### What is expected
Retype all of the listing exactly, passing over any picture you find.

### Given information
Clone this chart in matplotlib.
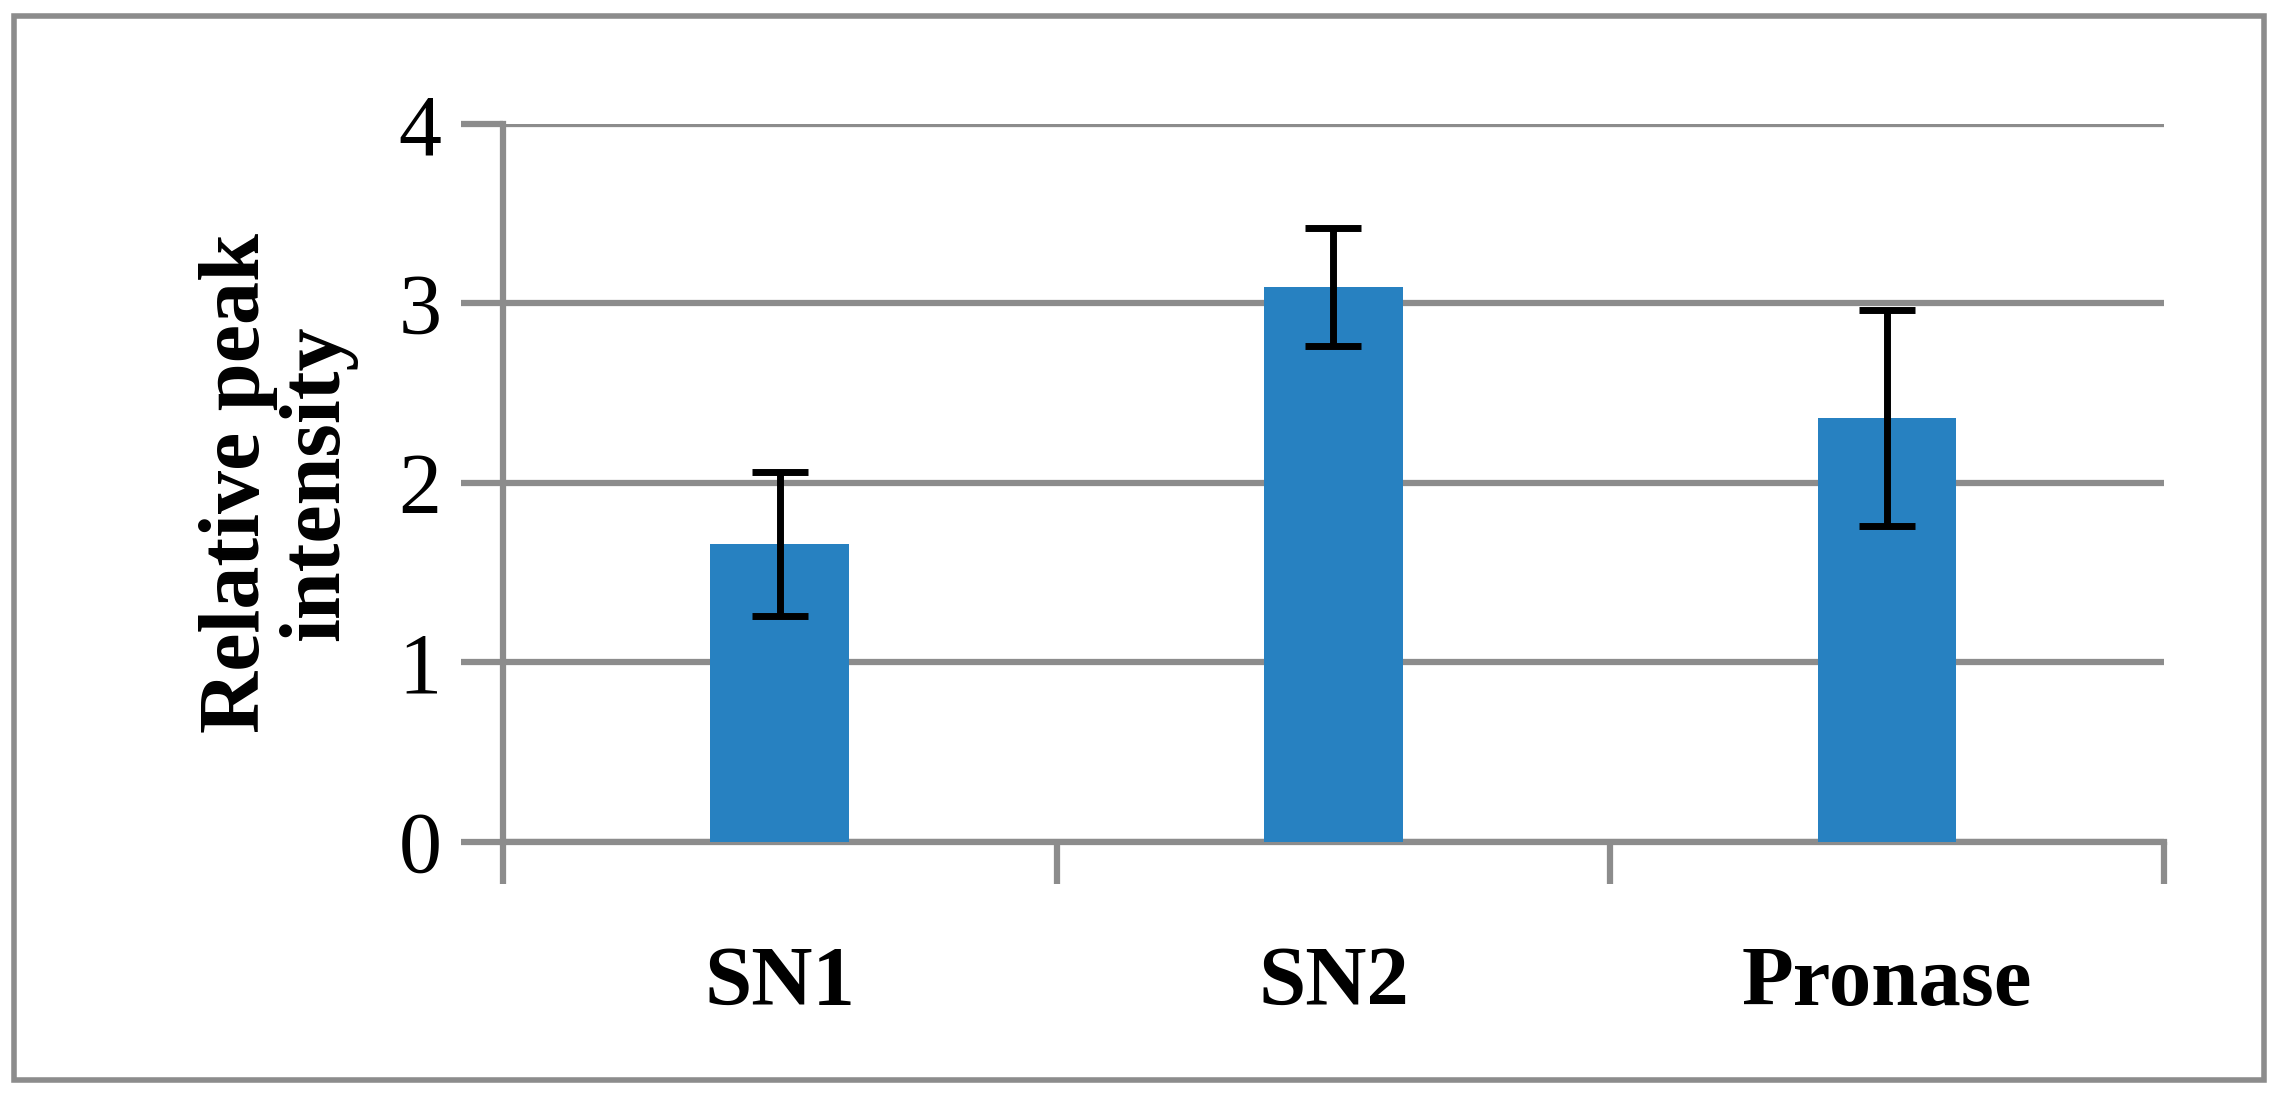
import matplotlib.pyplot as plt
from matplotlib.patches import Rectangle

categories = ['SN1', 'SN2', 'Pronase']
values = [1.66, 3.09, 2.36]
errors = [0.40, 0.33, 0.60]

plt.rcParams['font.family'] = ['Liberation Serif', 'DejaVu Serif']
gray = '#8c8c8c'

fig = plt.figure(figsize=(22.78, 10.96), dpi=100)
ax = fig.add_axes([0.2207, 0.232, 0.7293, 0.655])

x = range(len(categories))
ax.bar(x, values, width=0.25, color='#2781C1', zorder=3)
ax.errorbar(x, values, yerr=errors, fmt='none', ecolor='black',
            elinewidth=5, capsize=20, capthick=5, zorder=4)

ax.set_xlim(-0.5, 2.5)
ax.set_ylim(0, 4)
ax.set_yticks([0, 1, 2, 3, 4])
ax.yaxis.grid(True, color=gray, linewidth=4.5, zorder=0)
ax.set_xticks(list(x))
ax.set_xticklabels(categories, fontsize=61, fontweight='bold')
ax.set_xticks([-0.5, 0.5, 1.5, 2.5], minor=True)
ax.tick_params(axis='x', which='major', length=0, pad=75)
ax.tick_params(axis='x', which='minor', length=30, width=4.5, color=gray)
ax.tick_params(axis='y', labelsize=62, length=30, width=4.5, color=gray, pad=14)
for s in ['top', 'right']:
    ax.spines[s].set_visible(False)
for s in ['left', 'bottom']:
    ax.spines[s].set_color(gray)
    ax.spines[s].set_linewidth(4.5)
ax.set_ylabel('Relative peak\nintensity', fontsize=62, fontweight='bold',
              labelpad=30, linespacing=1.0)

fig.patches.append(Rectangle((0.006, 0.015), 0.988, 0.97, transform=fig.transFigure,
                             fill=False, edgecolor=gray, linewidth=4))
fig.savefig('out.png')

### Output for this task
Clone this chart in matplotlib.
import matplotlib.pyplot as plt
from matplotlib.patches import Rectangle

categories = ['SN1', 'SN2', 'Pronase']
values = [1.66, 3.09, 2.36]
errors = [0.40, 0.33, 0.60]

plt.rcParams['font.family'] = ['Liberation Serif', 'DejaVu Serif']
gray = '#8c8c8c'

fig = plt.figure(figsize=(22.78, 10.96), dpi=100)
ax = fig.add_axes([0.2207, 0.232, 0.7293, 0.655])

x = range(len(categories))
ax.bar(x, values, width=0.25, color='#2781C1', zorder=3)
ax.errorbar(x, values, yerr=errors, fmt='none', ecolor='black',
            elinewidth=5, capsize=20, capthick=5, zorder=4)

ax.set_xlim(-0.5, 2.5)
ax.set_ylim(0, 4)
ax.set_yticks([0, 1, 2, 3, 4])
ax.yaxis.grid(True, color=gray, linewidth=4.5, zorder=0)
ax.set_xticks(list(x))
ax.set_xticklabels(categories, fontsize=61, fontweight='bold')
ax.set_xticks([-0.5, 0.5, 1.5, 2.5], minor=True)
ax.tick_params(axis='x', which='major', length=0, pad=75)
ax.tick_params(axis='x', which='minor', length=30, width=4.5, color=gray)
ax.tick_params(axis='y', labelsize=62, length=30, width=4.5, color=gray, pad=14)
for s in ['top', 'right']:
    ax.spines[s].set_visible(False)
for s in ['left', 'bottom']:
    ax.spines[s].set_color(gray)
    ax.spines[s].set_linewidth(4.5)
ax.set_ylabel('Relative peak\nintensity', fontsize=62, fontweight='bold',
              labelpad=30, linespacing=1.0)

fig.patches.append(Rectangle((0.006, 0.015), 0.988, 0.97, transform=fig.transFigure,
                             fill=False, edgecolor=gray, linewidth=4))
fig.savefig('out.png')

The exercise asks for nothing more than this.